↓

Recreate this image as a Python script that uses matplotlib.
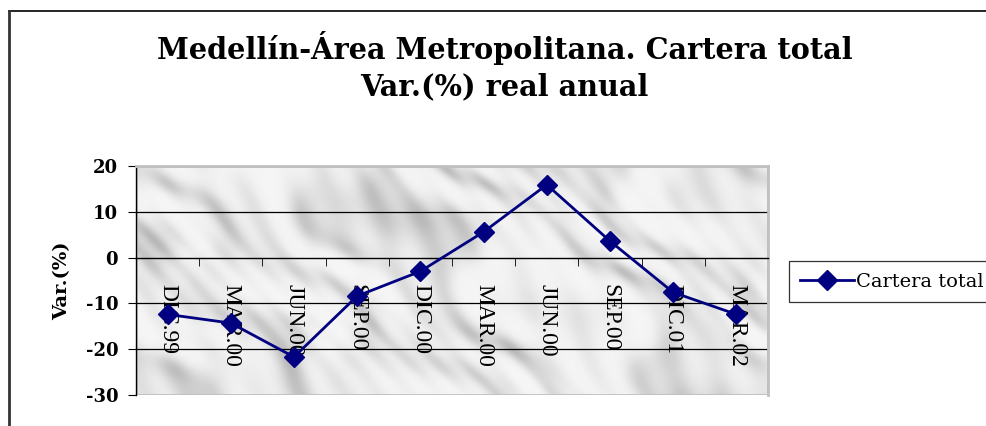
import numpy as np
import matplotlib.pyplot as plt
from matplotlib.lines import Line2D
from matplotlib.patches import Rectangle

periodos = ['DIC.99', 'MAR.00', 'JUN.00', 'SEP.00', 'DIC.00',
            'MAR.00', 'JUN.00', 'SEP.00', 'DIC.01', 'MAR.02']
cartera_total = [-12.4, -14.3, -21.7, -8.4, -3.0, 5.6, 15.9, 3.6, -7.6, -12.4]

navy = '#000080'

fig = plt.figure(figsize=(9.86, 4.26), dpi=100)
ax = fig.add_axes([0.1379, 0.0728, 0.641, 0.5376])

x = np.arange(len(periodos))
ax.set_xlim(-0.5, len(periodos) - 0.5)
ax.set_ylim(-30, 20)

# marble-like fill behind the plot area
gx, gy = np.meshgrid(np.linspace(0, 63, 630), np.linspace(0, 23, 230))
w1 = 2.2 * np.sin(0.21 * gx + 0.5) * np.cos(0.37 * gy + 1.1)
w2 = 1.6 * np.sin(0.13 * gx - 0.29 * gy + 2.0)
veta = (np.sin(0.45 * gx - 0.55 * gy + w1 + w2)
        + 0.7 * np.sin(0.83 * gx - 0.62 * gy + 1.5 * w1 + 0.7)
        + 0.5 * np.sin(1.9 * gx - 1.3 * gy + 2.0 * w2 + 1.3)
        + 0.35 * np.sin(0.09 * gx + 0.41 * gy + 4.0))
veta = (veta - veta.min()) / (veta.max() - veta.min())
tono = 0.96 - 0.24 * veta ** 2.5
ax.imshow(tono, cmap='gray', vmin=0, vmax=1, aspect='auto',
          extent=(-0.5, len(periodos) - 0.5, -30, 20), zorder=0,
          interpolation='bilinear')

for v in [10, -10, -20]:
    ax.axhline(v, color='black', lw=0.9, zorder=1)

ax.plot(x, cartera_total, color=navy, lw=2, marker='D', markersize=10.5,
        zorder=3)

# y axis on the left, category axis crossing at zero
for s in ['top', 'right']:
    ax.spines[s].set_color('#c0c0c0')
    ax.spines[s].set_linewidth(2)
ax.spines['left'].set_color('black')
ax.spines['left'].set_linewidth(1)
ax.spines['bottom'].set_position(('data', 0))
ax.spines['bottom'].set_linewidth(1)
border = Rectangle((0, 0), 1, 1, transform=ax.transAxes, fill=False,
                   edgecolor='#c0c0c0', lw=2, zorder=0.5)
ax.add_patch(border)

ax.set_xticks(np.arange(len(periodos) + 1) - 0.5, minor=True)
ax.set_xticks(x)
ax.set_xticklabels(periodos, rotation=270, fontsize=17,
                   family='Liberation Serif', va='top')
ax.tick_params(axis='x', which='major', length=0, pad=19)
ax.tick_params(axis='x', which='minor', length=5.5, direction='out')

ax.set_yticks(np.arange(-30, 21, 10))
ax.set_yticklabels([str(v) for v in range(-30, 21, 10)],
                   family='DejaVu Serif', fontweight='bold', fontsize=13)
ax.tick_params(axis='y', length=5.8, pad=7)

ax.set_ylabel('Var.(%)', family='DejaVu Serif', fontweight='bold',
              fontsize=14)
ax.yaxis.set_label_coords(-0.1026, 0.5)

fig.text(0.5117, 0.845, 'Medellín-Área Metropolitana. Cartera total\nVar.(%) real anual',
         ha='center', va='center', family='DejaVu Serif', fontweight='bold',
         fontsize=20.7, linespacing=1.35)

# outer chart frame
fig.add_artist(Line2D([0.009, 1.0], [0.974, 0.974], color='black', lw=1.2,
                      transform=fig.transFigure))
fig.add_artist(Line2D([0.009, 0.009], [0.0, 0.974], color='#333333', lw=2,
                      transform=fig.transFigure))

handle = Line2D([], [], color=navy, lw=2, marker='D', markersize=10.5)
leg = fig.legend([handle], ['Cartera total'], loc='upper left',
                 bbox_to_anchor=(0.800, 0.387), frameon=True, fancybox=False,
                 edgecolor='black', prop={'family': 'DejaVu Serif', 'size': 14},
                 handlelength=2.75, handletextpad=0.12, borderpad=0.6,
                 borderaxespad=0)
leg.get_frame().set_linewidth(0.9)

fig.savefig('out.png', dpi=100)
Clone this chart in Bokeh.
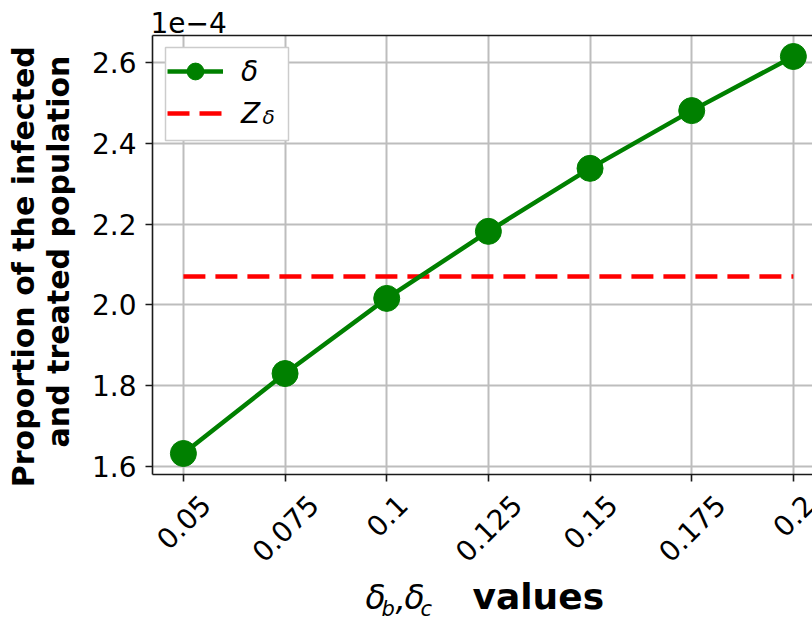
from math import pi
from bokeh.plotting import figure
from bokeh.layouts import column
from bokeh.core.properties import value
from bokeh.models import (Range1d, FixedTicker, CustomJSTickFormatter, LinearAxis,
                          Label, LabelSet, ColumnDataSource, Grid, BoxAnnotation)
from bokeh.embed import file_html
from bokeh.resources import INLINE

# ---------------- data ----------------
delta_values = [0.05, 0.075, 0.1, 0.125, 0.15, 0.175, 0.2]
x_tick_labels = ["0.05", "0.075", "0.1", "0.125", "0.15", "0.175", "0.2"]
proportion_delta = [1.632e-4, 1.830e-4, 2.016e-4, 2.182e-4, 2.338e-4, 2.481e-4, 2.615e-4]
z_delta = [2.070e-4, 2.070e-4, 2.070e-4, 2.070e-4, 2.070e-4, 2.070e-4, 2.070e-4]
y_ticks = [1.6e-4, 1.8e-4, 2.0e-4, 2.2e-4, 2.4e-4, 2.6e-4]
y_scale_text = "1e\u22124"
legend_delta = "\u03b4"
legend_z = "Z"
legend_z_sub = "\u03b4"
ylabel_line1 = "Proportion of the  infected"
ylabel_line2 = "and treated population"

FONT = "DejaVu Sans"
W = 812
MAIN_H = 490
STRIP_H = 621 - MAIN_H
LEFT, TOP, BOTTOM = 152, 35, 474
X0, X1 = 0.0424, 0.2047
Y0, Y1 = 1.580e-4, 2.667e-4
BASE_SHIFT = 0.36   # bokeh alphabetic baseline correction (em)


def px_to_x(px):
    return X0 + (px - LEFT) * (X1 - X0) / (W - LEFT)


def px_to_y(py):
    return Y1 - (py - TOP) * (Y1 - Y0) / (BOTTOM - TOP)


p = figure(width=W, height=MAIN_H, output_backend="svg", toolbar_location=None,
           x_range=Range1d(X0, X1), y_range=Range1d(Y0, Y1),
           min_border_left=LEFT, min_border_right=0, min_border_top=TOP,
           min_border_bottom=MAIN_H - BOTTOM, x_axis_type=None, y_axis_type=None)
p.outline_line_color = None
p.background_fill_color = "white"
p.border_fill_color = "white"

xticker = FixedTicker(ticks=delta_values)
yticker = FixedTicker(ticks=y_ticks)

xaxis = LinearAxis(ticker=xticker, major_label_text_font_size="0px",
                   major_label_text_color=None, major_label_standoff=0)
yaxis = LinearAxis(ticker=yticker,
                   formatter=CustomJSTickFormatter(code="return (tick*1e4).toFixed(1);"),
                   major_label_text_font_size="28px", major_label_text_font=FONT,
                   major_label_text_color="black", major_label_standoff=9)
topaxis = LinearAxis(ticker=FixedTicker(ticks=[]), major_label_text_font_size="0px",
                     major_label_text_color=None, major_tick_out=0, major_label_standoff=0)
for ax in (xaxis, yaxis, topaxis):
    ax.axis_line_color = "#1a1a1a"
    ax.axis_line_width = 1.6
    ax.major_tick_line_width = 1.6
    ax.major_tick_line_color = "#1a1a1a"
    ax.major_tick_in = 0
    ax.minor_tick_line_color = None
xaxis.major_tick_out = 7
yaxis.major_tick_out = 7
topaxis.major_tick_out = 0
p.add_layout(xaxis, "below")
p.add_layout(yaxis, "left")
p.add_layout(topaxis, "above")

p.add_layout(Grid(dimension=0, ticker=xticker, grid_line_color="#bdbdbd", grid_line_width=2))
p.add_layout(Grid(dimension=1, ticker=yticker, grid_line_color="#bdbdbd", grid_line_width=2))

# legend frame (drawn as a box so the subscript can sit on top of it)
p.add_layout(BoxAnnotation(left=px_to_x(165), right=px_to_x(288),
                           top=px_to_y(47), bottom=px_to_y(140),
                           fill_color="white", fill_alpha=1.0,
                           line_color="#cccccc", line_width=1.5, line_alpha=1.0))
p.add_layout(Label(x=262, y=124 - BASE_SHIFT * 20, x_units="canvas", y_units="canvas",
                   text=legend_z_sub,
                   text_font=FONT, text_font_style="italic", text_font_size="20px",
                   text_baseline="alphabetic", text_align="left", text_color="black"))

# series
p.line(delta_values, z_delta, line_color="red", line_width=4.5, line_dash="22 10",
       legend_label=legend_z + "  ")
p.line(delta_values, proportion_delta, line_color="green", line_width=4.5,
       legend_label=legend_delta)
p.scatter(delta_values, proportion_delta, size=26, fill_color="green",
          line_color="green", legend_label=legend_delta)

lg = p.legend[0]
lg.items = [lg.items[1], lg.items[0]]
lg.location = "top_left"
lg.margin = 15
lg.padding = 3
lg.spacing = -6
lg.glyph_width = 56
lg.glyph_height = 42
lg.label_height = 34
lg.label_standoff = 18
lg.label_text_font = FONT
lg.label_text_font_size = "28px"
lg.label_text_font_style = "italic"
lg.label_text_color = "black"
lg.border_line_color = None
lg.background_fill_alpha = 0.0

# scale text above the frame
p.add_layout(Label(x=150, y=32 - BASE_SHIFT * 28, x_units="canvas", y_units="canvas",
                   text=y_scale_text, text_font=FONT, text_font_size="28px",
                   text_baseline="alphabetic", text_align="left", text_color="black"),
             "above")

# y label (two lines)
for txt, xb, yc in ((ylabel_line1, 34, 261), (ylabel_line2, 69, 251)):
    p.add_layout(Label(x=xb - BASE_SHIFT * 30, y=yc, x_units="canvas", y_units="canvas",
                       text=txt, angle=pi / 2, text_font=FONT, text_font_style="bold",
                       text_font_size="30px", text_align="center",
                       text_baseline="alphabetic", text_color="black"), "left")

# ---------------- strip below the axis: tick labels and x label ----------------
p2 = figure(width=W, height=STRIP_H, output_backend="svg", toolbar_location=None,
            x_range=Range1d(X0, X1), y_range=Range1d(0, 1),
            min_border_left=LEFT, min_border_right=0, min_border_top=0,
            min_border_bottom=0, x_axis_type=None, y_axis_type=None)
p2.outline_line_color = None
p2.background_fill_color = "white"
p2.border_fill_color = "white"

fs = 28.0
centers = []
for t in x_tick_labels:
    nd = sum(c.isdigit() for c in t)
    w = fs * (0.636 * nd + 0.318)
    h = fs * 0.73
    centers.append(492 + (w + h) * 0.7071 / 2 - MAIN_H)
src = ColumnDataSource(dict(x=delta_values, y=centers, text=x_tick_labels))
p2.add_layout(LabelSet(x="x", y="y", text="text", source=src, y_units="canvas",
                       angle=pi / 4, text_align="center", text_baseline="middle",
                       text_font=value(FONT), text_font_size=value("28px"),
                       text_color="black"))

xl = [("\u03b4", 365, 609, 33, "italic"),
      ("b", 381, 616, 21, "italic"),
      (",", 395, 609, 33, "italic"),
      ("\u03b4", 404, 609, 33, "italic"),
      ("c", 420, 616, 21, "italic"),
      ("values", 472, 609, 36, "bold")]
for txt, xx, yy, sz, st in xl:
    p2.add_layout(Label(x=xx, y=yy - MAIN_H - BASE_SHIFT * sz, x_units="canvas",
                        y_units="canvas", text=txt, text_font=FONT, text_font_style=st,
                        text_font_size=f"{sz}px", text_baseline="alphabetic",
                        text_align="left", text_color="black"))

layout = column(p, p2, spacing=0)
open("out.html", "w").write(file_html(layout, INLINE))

↑
↓

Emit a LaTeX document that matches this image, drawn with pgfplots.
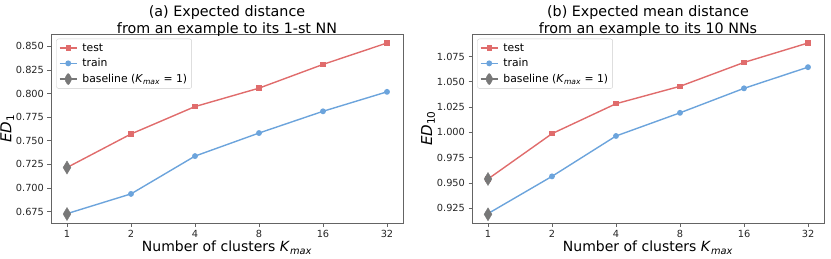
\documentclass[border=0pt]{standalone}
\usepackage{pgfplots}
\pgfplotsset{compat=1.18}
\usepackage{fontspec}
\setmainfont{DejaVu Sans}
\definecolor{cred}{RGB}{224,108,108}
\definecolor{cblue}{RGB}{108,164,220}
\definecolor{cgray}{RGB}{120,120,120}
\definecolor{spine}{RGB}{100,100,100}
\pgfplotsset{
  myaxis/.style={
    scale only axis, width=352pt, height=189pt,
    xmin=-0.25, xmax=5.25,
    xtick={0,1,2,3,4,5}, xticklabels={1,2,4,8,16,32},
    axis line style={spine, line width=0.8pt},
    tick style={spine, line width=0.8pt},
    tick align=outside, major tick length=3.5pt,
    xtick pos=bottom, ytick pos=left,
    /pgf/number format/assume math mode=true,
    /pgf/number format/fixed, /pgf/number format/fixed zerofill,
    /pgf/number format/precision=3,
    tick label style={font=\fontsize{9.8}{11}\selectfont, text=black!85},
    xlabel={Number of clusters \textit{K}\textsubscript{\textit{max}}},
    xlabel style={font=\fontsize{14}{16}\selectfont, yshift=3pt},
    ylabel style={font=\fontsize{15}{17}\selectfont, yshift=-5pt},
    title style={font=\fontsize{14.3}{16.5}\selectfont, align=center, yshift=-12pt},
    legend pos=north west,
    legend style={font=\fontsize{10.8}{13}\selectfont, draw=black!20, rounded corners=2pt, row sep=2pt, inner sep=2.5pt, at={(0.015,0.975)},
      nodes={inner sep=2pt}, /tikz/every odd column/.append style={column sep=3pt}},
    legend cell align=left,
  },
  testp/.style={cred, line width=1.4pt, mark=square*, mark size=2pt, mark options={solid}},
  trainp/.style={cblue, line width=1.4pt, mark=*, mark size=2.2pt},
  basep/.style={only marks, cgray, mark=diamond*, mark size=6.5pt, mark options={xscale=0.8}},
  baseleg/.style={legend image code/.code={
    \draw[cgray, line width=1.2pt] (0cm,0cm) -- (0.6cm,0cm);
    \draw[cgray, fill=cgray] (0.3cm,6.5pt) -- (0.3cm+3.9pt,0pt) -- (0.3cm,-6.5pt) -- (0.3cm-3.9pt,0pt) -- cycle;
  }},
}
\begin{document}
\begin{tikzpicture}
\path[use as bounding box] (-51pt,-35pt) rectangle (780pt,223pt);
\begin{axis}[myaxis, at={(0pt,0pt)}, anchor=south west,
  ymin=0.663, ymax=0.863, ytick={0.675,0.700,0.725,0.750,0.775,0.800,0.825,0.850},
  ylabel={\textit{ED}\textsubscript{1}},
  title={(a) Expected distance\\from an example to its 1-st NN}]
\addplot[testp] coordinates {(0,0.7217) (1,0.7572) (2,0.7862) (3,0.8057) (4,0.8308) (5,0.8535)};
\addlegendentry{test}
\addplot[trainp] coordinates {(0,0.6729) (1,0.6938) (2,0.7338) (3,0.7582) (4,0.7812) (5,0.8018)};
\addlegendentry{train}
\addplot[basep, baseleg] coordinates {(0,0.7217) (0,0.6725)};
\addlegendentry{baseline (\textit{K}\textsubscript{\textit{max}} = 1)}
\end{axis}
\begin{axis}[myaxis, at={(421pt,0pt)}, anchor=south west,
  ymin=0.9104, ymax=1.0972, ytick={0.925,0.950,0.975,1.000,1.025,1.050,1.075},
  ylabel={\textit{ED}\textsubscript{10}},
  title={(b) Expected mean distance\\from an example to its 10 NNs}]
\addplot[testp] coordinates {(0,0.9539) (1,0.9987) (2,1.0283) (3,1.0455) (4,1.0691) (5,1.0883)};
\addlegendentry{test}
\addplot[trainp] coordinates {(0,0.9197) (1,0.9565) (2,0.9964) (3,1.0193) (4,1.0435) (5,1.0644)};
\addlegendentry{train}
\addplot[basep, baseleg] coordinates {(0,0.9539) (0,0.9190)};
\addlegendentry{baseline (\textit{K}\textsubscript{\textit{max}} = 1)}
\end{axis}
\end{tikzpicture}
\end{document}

↑

BRIEF:
Write out the lines beginning with the one that contains "Recreate this image" and ending with the one that contains "interpolation='bilinear')", exactly as given. Leave pictures out.

EXERCISE OUTPUT:
Recreate this image as a Python script that uses matplotlib.
import numpy as np
import matplotlib.pyplot as plt
from matplotlib.lines import Line2D
from matplotlib.patches import Rectangle

periodos = ['DIC.99', 'MAR.00', 'JUN.00', 'SEP.00', 'DIC.00',
            'MAR.00', 'JUN.00', 'SEP.00', 'DIC.01', 'MAR.02']
cartera_total = [-12.4, -14.3, -21.7, -8.4, -3.0, 5.6, 15.9, 3.6, -7.6, -12.4]

navy = '#000080'

fig = plt.figure(figsize=(9.86, 4.26), dpi=100)
ax = fig.add_axes([0.1379, 0.0728, 0.641, 0.5376])

x = np.arange(len(periodos))
ax.set_xlim(-0.5, len(periodos) - 0.5)
ax.set_ylim(-30, 20)

# marble-like fill behind the plot area
gx, gy = np.meshgrid(np.linspace(0, 63, 630), np.linspace(0, 23, 230))
w1 = 2.2 * np.sin(0.21 * gx + 0.5) * np.cos(0.37 * gy + 1.1)
w2 = 1.6 * np.sin(0.13 * gx - 0.29 * gy + 2.0)
veta = (np.sin(0.45 * gx - 0.55 * gy + w1 + w2)
        + 0.7 * np.sin(0.83 * gx - 0.62 * gy + 1.5 * w1 + 0.7)
        + 0.5 * np.sin(1.9 * gx - 1.3 * gy + 2.0 * w2 + 1.3)
        + 0.35 * np.sin(0.09 * gx + 0.41 * gy + 4.0))
veta = (veta - veta.min()) / (veta.max() - veta.min())
tono = 0.96 - 0.24 * veta ** 2.5
ax.imshow(tono, cmap='gray', vmin=0, vmax=1, aspect='auto',
          extent=(-0.5, len(periodos) - 0.5, -30, 20), zorder=0,
          interpolation='bilinear')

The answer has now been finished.